On May 1969, Apollo 10 astronauts Gene Cernan, John Young and Thomas Stafford orbited the Moon on a reconnaissance mission that would lead to the first lunar landing by Apollo 11 later that year. During the mission, the lunar module came within 50,000 feet of the surface, to “snoop around”. It is therefore fitting that the module should be called Snoopy and the Apollo command module be named Charlie Brown.
In the scene above, Jamye Flowers Coplin (Gemini astronaut Gordon Cooper’s secretary) hugging a stuffed Snoopy, sees off the Apollo 10 crew as they make their way to the launch pad. Mission commander Tom Stafford gives Snoopy a rub on the nose.
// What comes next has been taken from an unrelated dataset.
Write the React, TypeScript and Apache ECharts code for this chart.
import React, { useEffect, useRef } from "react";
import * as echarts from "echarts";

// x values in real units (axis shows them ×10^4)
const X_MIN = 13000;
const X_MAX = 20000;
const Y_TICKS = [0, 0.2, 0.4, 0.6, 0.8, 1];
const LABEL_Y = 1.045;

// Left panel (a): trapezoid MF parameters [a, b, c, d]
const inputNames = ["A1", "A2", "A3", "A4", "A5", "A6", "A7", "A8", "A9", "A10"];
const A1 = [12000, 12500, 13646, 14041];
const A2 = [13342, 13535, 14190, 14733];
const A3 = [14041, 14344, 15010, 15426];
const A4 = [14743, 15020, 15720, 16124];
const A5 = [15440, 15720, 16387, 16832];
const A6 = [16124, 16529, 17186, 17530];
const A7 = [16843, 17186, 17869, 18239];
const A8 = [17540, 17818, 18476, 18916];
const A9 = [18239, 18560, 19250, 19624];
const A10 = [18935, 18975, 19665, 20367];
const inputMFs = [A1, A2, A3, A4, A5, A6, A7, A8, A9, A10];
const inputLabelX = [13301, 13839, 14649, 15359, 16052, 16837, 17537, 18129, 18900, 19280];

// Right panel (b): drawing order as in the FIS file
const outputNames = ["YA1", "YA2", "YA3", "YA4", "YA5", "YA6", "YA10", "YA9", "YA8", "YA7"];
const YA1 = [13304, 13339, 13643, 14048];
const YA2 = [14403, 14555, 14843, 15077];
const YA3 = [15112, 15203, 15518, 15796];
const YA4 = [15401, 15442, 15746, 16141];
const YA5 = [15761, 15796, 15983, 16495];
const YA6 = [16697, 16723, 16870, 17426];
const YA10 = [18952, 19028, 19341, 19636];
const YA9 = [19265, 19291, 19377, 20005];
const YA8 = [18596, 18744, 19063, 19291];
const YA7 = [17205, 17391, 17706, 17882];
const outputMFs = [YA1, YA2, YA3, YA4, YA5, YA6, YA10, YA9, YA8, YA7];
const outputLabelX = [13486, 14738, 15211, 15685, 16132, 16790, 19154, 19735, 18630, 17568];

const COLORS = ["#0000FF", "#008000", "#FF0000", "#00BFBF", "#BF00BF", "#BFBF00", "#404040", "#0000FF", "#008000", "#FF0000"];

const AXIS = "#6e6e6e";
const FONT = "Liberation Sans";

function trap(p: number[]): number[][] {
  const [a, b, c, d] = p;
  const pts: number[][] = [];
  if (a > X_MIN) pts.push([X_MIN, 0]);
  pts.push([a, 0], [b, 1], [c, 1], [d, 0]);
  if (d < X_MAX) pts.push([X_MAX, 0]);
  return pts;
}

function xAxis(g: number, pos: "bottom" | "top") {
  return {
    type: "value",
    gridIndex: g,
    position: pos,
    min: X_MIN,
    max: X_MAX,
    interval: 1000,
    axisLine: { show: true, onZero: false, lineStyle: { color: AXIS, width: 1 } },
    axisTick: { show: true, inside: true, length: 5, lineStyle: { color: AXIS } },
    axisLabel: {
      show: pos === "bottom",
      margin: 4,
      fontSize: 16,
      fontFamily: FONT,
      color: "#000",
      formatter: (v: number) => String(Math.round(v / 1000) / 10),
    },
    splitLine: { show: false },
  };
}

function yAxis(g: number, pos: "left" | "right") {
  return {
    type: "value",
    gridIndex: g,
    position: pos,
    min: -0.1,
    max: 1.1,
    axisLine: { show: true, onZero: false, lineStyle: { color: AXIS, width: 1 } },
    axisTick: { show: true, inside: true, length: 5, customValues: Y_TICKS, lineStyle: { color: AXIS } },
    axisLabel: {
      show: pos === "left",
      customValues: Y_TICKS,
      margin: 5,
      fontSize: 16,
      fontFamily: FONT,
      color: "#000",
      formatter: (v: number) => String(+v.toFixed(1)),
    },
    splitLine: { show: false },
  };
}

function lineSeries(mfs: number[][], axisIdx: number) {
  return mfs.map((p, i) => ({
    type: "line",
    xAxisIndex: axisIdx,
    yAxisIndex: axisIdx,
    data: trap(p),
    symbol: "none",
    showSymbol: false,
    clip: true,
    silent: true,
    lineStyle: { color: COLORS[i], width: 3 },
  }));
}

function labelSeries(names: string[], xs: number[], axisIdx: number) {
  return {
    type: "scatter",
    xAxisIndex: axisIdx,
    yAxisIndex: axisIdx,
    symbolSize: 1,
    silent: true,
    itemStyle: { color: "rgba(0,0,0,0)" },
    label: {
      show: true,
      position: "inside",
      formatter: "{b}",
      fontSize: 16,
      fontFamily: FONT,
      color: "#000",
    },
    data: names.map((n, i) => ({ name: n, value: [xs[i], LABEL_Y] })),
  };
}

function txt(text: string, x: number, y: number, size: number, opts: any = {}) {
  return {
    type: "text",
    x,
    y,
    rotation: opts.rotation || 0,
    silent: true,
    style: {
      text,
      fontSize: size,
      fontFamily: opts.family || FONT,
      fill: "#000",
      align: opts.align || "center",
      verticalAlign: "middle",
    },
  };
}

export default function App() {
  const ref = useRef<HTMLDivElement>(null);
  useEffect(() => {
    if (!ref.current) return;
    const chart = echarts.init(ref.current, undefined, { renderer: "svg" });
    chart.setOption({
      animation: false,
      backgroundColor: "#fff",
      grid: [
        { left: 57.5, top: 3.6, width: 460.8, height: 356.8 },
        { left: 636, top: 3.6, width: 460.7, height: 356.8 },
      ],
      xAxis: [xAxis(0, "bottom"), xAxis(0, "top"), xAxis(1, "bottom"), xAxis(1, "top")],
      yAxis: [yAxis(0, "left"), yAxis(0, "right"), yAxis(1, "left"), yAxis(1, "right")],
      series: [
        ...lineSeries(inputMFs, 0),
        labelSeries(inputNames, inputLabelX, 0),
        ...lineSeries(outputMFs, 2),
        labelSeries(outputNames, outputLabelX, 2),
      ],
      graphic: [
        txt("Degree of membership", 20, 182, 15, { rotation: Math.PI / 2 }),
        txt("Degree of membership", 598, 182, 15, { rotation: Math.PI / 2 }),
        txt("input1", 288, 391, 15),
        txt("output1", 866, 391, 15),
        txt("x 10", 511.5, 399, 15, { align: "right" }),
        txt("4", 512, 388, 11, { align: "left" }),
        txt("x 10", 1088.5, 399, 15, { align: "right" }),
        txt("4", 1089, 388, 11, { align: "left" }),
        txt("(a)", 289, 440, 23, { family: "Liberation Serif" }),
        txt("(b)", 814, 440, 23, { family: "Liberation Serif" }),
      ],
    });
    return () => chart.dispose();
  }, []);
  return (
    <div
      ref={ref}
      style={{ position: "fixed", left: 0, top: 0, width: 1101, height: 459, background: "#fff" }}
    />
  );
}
Later this month, Charles M. Schulz Museum in Santa Rosa, will be celebrating the 40th anniversary of the Apollo 10 mission with an exhibition of the connection between the three pioneering astronauts and the tenacious cartoon beagle.
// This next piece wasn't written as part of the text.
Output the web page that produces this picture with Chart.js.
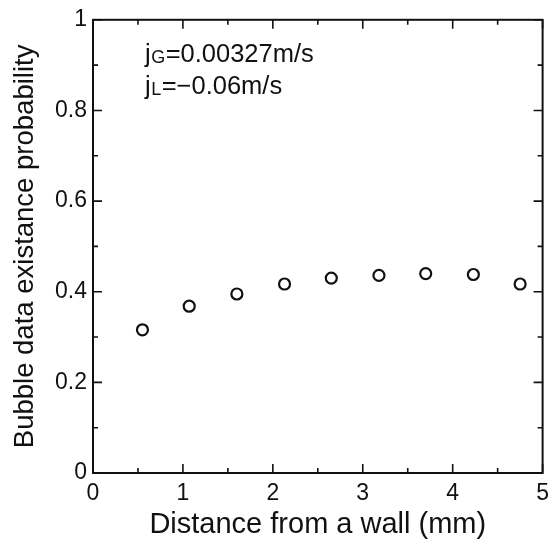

Snoopy’s connection with NASA actually began before Apollo 10. In 1968, NASA chose the beagle as an icon who would “emphasize mission success and act as a ‘watchdog’ for flight safety.”
Established that same year, the agency’s “Silver Snoopy Award” is considered the astronauts personal award, given for outstanding efforts that contribute to the success of human space flight missions. Award winners receive a sterling silver Snoopy lapel pin flown in space, along with a certificate and letter of appreciation from NASA astronauts. Fewer than 1% of the workforce is recognized with a Silver Snoopy annually, making it one of the most prized awards in the industry.
—NASA press release, Jan. 5th 2009
For me, the scene captures a very special moment in space flight history, one that I find strangely moving. The pride, excitement and bravery of the time are communicated wonderfully.